Статьи
<

назад к статьям

Исповедь руин: Мальта Томаса Пинчона

Разве не правдиво признание души моей, признающейся Тебе, что она измеряет время? Да, Господи Боже мой, я измеряю и не знаю, что измеряю. Я измеряю движение тела временем. И разве я не измеряю само время? Когда я измеряю, как долго движется тело и как долго проходит оно путь оттуда сюда, что я измеряю, как не время, в течение которого тело движется? А само время чем мне измерять? Более длинное более коротким, подобно тому, как мы вымеряем балку локтем?… Что же я, Господи, измеряю, говоря или неопределенно: «это время длиннее того», или определенно: «оно вдвое больше того». Что я измеряю время, это я знаю, но я не могу измерить будущего, ибо его еще нет; не могу измерить настоящего, потому что в нем нет длительности, не могу измерить прошлого, потому что его уже нет. Что же я измеряю? Время, которое проходит, но еще не прошло? Так я и говорил.

Августин Аврелий, «Исповедь», Кн. XI. XXVI.

Я сам: что я такое, если не ветер, само имя мое — посвист чудны́х зефиров в рожковых деревьях? Я стою во времени между двумя ветрами, воля моя — не больше дуновенья воздуха.

Томас Пинчон, «V.», глава 11.

Дебютный роман Томаса Пинчона — не только сам по себе текст невероятной силы и сложности, возможно, один из величайших дебютов в истории литературы. «V.» еще и структурный предвестник того, как будет выглядеть грядущее десятилетие 60-х для пораженного зрителя полвека спустя — разноцветный удивительный калейдоскоп со стеклышками-драгоценными камнями, в котором вращаются и юмор, и крокодилы, и геноцид, и бомбардировки, и лирические зарисовки, и пьяные морячки, словом, вся круговерть сансары. Звуковые аналоги такого подхода появятся только через несколько лет, в 1967-м («Сержант Пеппер», «Трубач у врат зари» и иже с ними).

Отдельной пары слов и мыслей заслуживает «мальтийский» фрагмент пинчоновского дебюта, неожиданно лиричный по стилю и философский по наполнению, который в ряде смыслов выступает площадкой для кульминации повествования «V.» (это связано с The Bad Priest/Дурным Пастырем (в переводе М. Немцова), но не будем спойлерить книгу для еще не прочитавших).

Сразу же, буквально с первых строк главы, даже с ее названия («Confessions of Fausto Maijstral») Пинчон недвусмысленно дает нам понять, что его главный ориентир тут — «Исповедь» (Confessiones) Блаженного Августина, первая в истории автобиография и первый же психологический самоанализ.
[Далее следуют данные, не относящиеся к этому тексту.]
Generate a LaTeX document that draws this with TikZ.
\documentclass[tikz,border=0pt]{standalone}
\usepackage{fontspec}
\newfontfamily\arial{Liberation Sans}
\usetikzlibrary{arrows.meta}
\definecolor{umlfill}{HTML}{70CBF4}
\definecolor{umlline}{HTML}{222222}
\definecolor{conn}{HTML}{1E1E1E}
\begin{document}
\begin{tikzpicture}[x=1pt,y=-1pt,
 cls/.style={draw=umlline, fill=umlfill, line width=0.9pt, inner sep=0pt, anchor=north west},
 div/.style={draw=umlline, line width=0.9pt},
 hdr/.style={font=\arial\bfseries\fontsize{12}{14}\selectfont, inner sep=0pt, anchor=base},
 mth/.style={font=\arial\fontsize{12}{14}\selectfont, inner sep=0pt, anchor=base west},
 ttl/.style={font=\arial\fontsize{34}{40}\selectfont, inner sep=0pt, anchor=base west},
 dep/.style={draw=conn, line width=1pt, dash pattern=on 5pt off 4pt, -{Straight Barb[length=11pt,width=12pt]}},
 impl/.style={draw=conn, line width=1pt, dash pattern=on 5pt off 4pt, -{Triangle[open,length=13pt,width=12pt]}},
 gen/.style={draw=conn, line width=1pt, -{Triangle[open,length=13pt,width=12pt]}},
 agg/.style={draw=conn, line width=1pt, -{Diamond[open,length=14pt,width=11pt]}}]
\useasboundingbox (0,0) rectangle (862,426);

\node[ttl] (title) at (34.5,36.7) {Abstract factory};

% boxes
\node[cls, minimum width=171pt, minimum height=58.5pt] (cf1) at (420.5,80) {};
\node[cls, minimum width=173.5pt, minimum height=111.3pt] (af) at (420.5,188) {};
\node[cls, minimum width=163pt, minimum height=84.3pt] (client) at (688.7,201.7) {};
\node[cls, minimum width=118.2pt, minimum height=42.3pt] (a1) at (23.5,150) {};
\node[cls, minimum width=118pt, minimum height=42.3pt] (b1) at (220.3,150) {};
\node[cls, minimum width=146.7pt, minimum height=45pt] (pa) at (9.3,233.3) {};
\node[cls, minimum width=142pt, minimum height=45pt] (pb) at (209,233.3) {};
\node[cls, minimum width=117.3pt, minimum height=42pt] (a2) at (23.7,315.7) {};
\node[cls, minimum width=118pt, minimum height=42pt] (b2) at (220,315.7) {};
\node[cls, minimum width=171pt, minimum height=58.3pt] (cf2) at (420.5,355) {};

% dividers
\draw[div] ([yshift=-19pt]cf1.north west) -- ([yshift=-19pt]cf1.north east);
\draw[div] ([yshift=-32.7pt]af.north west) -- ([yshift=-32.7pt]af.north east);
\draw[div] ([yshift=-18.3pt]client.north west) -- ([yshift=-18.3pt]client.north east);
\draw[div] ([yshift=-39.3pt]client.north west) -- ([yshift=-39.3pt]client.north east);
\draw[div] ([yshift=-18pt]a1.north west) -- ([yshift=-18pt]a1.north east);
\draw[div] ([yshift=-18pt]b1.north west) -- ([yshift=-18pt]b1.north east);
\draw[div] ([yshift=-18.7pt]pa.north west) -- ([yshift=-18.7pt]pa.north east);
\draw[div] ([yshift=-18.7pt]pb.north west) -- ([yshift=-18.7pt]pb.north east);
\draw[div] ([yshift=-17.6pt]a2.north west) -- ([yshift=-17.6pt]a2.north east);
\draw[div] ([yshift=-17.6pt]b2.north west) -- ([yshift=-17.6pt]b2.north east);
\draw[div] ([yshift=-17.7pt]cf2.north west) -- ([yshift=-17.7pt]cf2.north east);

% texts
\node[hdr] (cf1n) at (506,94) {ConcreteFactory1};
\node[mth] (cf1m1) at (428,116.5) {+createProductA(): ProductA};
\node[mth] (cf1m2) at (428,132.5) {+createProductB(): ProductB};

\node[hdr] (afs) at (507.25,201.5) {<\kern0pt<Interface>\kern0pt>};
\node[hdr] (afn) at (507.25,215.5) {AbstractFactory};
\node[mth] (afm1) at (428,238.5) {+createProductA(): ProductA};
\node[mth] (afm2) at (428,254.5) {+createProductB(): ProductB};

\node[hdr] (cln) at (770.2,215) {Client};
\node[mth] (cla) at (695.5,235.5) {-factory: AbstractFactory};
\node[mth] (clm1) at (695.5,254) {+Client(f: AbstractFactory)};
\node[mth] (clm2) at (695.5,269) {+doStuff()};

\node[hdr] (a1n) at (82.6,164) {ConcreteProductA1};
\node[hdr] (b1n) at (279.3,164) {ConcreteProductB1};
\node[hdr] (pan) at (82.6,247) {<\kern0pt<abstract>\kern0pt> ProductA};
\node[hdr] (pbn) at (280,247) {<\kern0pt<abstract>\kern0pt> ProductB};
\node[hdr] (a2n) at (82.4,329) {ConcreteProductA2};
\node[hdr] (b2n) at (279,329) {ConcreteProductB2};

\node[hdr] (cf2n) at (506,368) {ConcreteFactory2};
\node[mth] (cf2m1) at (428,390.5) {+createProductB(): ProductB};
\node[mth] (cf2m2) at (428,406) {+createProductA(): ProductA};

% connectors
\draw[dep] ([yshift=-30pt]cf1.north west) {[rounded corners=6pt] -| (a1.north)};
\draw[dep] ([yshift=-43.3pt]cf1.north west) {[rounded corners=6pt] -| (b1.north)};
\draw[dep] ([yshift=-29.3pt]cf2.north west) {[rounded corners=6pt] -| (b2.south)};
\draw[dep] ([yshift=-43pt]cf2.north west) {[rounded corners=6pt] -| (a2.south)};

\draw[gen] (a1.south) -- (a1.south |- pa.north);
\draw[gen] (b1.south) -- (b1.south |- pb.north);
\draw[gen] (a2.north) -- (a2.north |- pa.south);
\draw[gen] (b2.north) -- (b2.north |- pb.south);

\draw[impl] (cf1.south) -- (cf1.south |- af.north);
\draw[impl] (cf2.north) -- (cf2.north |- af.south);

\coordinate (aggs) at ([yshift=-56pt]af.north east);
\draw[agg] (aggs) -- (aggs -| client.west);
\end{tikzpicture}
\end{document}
Если для Августина главным предметом интереса была структура времени, то для пишущего свои признания Фаусто (тоже священника, правда, несостоявшегося) это, по крайней мере, поначалу — структура пространства, изменяющийся ландшафт, руины. Последний образ особенно важен для нас.

Разумеется, за полторы тысячи лет многое изменилось. Так, Августин начинает свою исповедь с размышления о том, найдется ли в его внутренней комнате (пространстве души) достаточно места, чтобы вместить Господа:

Где же есть во мне место, куда пришел бы Господь мой? Куда придет в меня Господь, Господь, Который создал небо и землю?... Господи, Боже мой! ужели есть во мне нечто, что может вместить Тебя?Тесен дом души моей, чтобы Тебе войти туда: расширь его. Он обваливается, обнови его. Есть в нем, чем оскорбиться взору Твоему: сознаюсь, знаю, но кто приберет его?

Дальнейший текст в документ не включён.